PROBLEM DESCRIPTION.
Reproduce the listing below in full and without alteration, apart from its pictures.

══════════

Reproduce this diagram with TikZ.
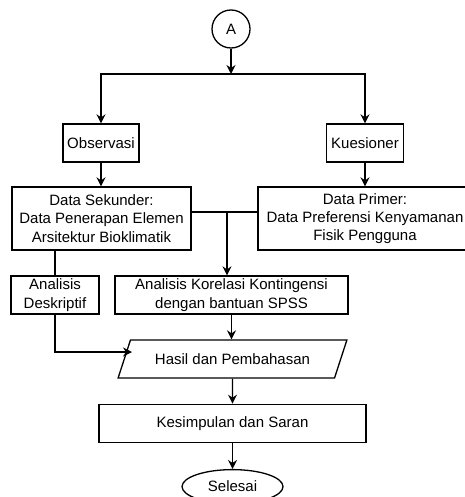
\documentclass[tikz,border=0pt]{standalone}
\usepackage{fontspec}
\setmainfont{Liberation Sans}
\usetikzlibrary{positioning,arrows.meta,shapes.geometric}
\tikzset{
	>={Stealth[length=9pt,width=9pt,inset=3pt]},
	konektor/.style={
		circle,
		draw=black, line width=1.3pt,
		minimum size=38pt,
		inner sep=0pt},
	kotak/.style={
		rectangle,
		% fill=black!10,
		draw=black, line width=1.3pt,
		minimum height=38pt,
		inner sep=2pt,
		align=center},
	jajar/.style={
		trapezium,
		trapezium left angle=61,
		trapezium right angle=119,
		trapezium stretches=true,
		draw=black, line width=1.3pt,
		minimum height=38pt,
		minimum width=229pt},
	bulat/.style={
		ellipse,
		draw=black, line width=1.3pt,
		minimum width=101pt,
		minimum height=34pt},
	garis/.style={draw, line width=1.3pt},
	panah/.style={garis, ->},
}
\begin{document}
\begin{tikzpicture}
			[x=1pt, y=-1pt,
			node distance=25pt,
			every node/.style={font=\fontsize{15}{18.3}\selectfont}]
			\useasboundingbox (0,0) rectangle (464,497);
			\node[konektor] (A) at (231,29) {A};
			\node[kotak, minimum width=76pt] (obs) at (101,143) {Observasi};
			\node[kotak, minimum width=77pt] (kues) at (365,143) {Kuesioner};
			\node[kotak, minimum width=179pt, minimum height=63pt] (sek) at (101.5,218.5) {Data Sekunder:\\Data Penerapan Elemen\\Arsitektur Bioklimatik};
			\node[kotak, minimum width=214pt, minimum height=63pt] (prim) at (365,218.5) {Data Primer:\\Data Preferensi Kenyamanan\\Fisik Pengguna};
			\node[kotak, minimum width=88pt] (desk) at (55,295) {Analisis\\Deskriptif};
			\node[kotak, minimum width=233pt] (kor) at (231.5,295) {Analisis Korelasi Kontingensi\\dengan bantuan SPSS};
			\node[jajar] (hasil) at (232.5,359) {Hasil dan Pembahasan};
			\node[kotak, minimum width=267pt, below=of hasil] (kes) {Kesimpulan dan Saran};
			\node[bulat, below=26pt of kes] (sel) {Selesai};
			\coordinate (cabang) at (231,74);
			\coordinate (gabung) at (227,212);
			\coordinate (masuk) at (132,352);
			\draw[panah] (A) -- (cabang);
			\draw[panah] (cabang) -| (obs);
			\draw[panah] (cabang) -| (kues);
			\draw[panah] (obs.south) -- (obs.south |- sek.north);
			\draw[panah] (kues) -- (prim);
			\draw[garis] (sek.east |- gabung) -- (prim.west |- gabung);
			\draw[panah] (gabung) -- (gabung |- kor.north);
			\draw[garis] (desk.north |- sek.south) -- (desk.north);
			\draw[panah] (desk.south) |- (masuk);
			\draw[panah] (kor.south) -- (kor.south |- hasil.north);
			\draw[panah] (hasil) -- (kes);
			\draw[panah] (kes) -- (sel);
			\end{tikzpicture}
\end{document}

══════════

RESPONSE FOR THIS EXERCISE.
Reproduce this diagram with TikZ.
\documentclass[tikz,border=0pt]{standalone}
\usepackage{fontspec}
\setmainfont{Liberation Sans}
\usetikzlibrary{positioning,arrows.meta,shapes.geometric}
\tikzset{
	>={Stealth[length=9pt,width=9pt,inset=3pt]},
	konektor/.style={
		circle,
		draw=black, line width=1.3pt,
		minimum size=38pt,
		inner sep=0pt},
	kotak/.style={
		rectangle,
		% fill=black!10,
		draw=black, line width=1.3pt,
		minimum height=38pt,
		inner sep=2pt,
		align=center},
	jajar/.style={
		trapezium,
		trapezium left angle=61,
		trapezium right angle=119,
		trapezium stretches=true,
		draw=black, line width=1.3pt,
		minimum height=38pt,
		minimum width=229pt},
	bulat/.style={
		ellipse,
		draw=black, line width=1.3pt,
		minimum width=101pt,
		minimum height=34pt},
	garis/.style={draw, line width=1.3pt},
	panah/.style={garis, ->},
}
\begin{document}
\begin{tikzpicture}
			[x=1pt, y=-1pt,
			node distance=25pt,
			every node/.style={font=\fontsize{15}{18.3}\selectfont}]
			\useasboundingbox (0,0) rectangle (464,497);
			\node[konektor] (A) at (231,29) {A};
			\node[kotak, minimum width=76pt] (obs) at (101,143) {Observasi};
			\node[kotak, minimum width=77pt] (kues) at (365,143) {Kuesioner};
			\node[kotak, minimum width=179pt, minimum height=63pt] (sek) at (101.5,218.5) {Data Sekunder:\\Data Penerapan Elemen\\Arsitektur Bioklimatik};
			\node[kotak, minimum width=214pt, minimum height=63pt] (prim) at (365,218.5) {Data Primer:\\Data Preferensi Kenyamanan\\Fisik Pengguna};
			\node[kotak, minimum width=88pt] (desk) at (55,295) {Analisis\\Deskriptif};
			\node[kotak, minimum width=233pt] (kor) at (231.5,295) {Analisis Korelasi Kontingensi\\dengan bantuan SPSS};
			\node[jajar] (hasil) at (232.5,359) {Hasil dan Pembahasan};
			\node[kotak, minimum width=267pt, below=of hasil] (kes) {Kesimpulan dan Saran};
			\node[bulat, below=26pt of kes] (sel) {Selesai};
			\coordinate (cabang) at (231,74);
			\coordinate (gabung) at (227,212);
			\coordinate (masuk) at (132,352);
			\draw[panah] (A) -- (cabang);
			\draw[panah] (cabang) -| (obs);
			\draw[panah] (cabang) -| (kues);
			\draw[panah] (obs.south) -- (obs.south |- sek.north);
			\draw[panah] (kues) -- (prim);
			\draw[garis] (sek.east |- gabung) -- (prim.west |- gabung);
			\draw[panah] (gabung) -- (gabung |- kor.north);
			\draw[garis] (desk.north |- sek.south) -- (desk.north);
			\draw[panah] (desk.south) |- (masuk);
			\draw[panah] (kor.south) -- (kor.south |- hasil.north);
			\draw[panah] (hasil) -- (kes);
			\draw[panah] (kes) -- (sel);
			\end{tikzpicture}
\end{document}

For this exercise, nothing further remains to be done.